Website downtime monitoring dashboard on screen
Detect downtime proactively with automated uptime checks and instant alerts.

Why website downtime monitoring matters

Website downtime is inevitable. Customers discovering it before you is not.

Even a few minutes of undetected downtime can cost revenue, damage reputation, and hurt search rankings.

The difference between a minor blip and a major incident is almost always detection speed. Teams that monitor proactively resolve outages in minutes. Teams that rely on user reports often lose hours.

Types of monitoring checks

Not all checks are equal. A robust monitoring setup combines several layers.

HTTP uptime checks

The foundation. These verify that your site returns the expected status code from real geographic locations every 30 to 60 seconds.

SSL certificate monitoring

Expired certificates cause instant browser blocks. Monitor expiration dates and get alerts at 30, 14, and 7 days before expiry.

DNS resolution checks

DNS failures are invisible to basic HTTP checks. Monitoring DNS resolution separately catches propagation issues and misconfigurations.

Response time tracking

A site can return 200 OK and still be effectively down if it takes 15 seconds to respond. Set latency thresholds that match your users' expectations.

How often should you check

Check frequency depends on how quickly you need to detect outages.

  • Every 60 seconds works for most production sites
  • Every 30 seconds for revenue-critical pages
  • Every 5 minutes is acceptable for internal tools or staging

Faster checks mean faster detection, but also more data to process. Find the balance that matches your risk tolerance.

For most teams, 60-second checks provide the right tradeoff between speed and cost.

Choosing the right alert channels

Detection is useless without fast notification.

Match alert channels to severity:

  • Email for warnings and non-urgent issues
  • Slack or webhook for team visibility
  • SMS or Telegram for critical outages that need immediate human attention
  • Phone call for the most severe incidents

The goal is not more alerts. It is the right alert reaching the right person at the right time.

Avoiding false positives

False alerts destroy trust in your monitoring system.

When engineers stop trusting alerts, they stop responding quickly. That is worse than having no monitoring at all.

Techniques to reduce false positives:

  • Retry failed checks before alerting
  • Confirm failures from multiple geographic regions
  • Use cooldown periods between repeat alerts
  • Distinguish between full outages and intermittent errors

A monitoring system that fires once and is always right is far more valuable than one that fires constantly.

Multi-region monitoring

Your site can be down in one region while working perfectly in another.

Single-location checks create blind spots. CDN issues, DNS propagation delays, and regional infrastructure failures only appear when you monitor from multiple locations.

A practical setup includes at least:

  • One check from North America
  • One check from Europe
  • One check from Asia Pacific

If a failure is confirmed from two or more regions, it is almost certainly real.

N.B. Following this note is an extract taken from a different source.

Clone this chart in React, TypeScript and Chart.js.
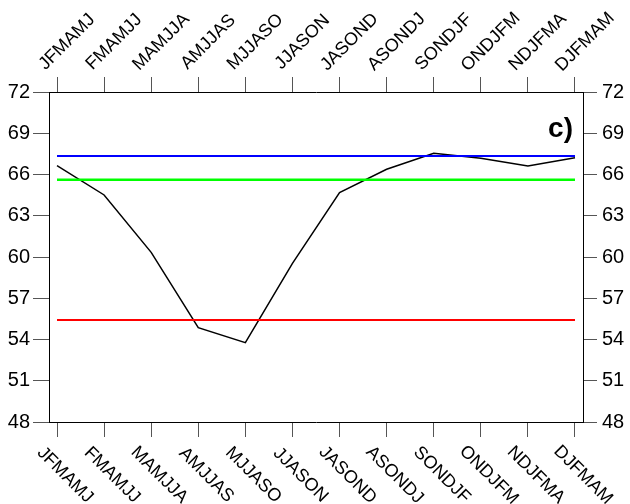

Integrating monitoring with incident response

Monitoring should feed directly into your incident response workflow.

When an alert fires:

  1. The right engineer is notified immediately
  2. Context is included: which URL failed, from which region, with what error
  3. An incident is created automatically if the outage persists
  4. Escalation triggers if no one acknowledges within a defined window

This removes manual steps and reduces the gap between detection and response.

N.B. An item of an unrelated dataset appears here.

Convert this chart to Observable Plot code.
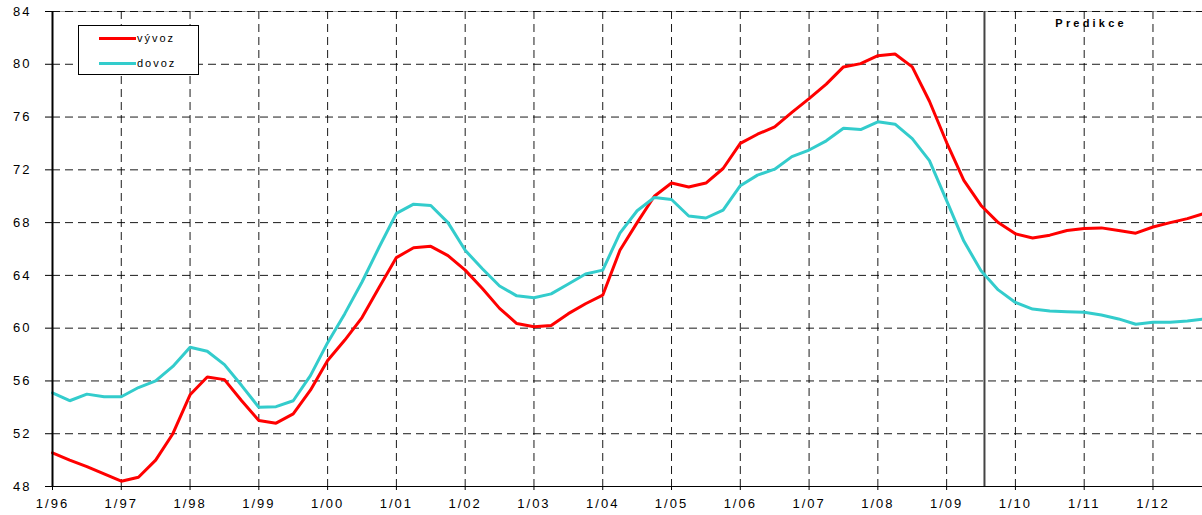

Building a monitoring habit

The best monitoring setup is one that evolves.

After every incident, review:

  • Was the outage detected fast enough
  • Did the right people get notified
  • Were there any false positives or missed signals
  • Should check frequency or thresholds change

Treat your monitoring configuration as a living document. Refine it after every real incident and your detection will improve continuously.

Downtime will always happen. The only question is whether you find out first or your users do.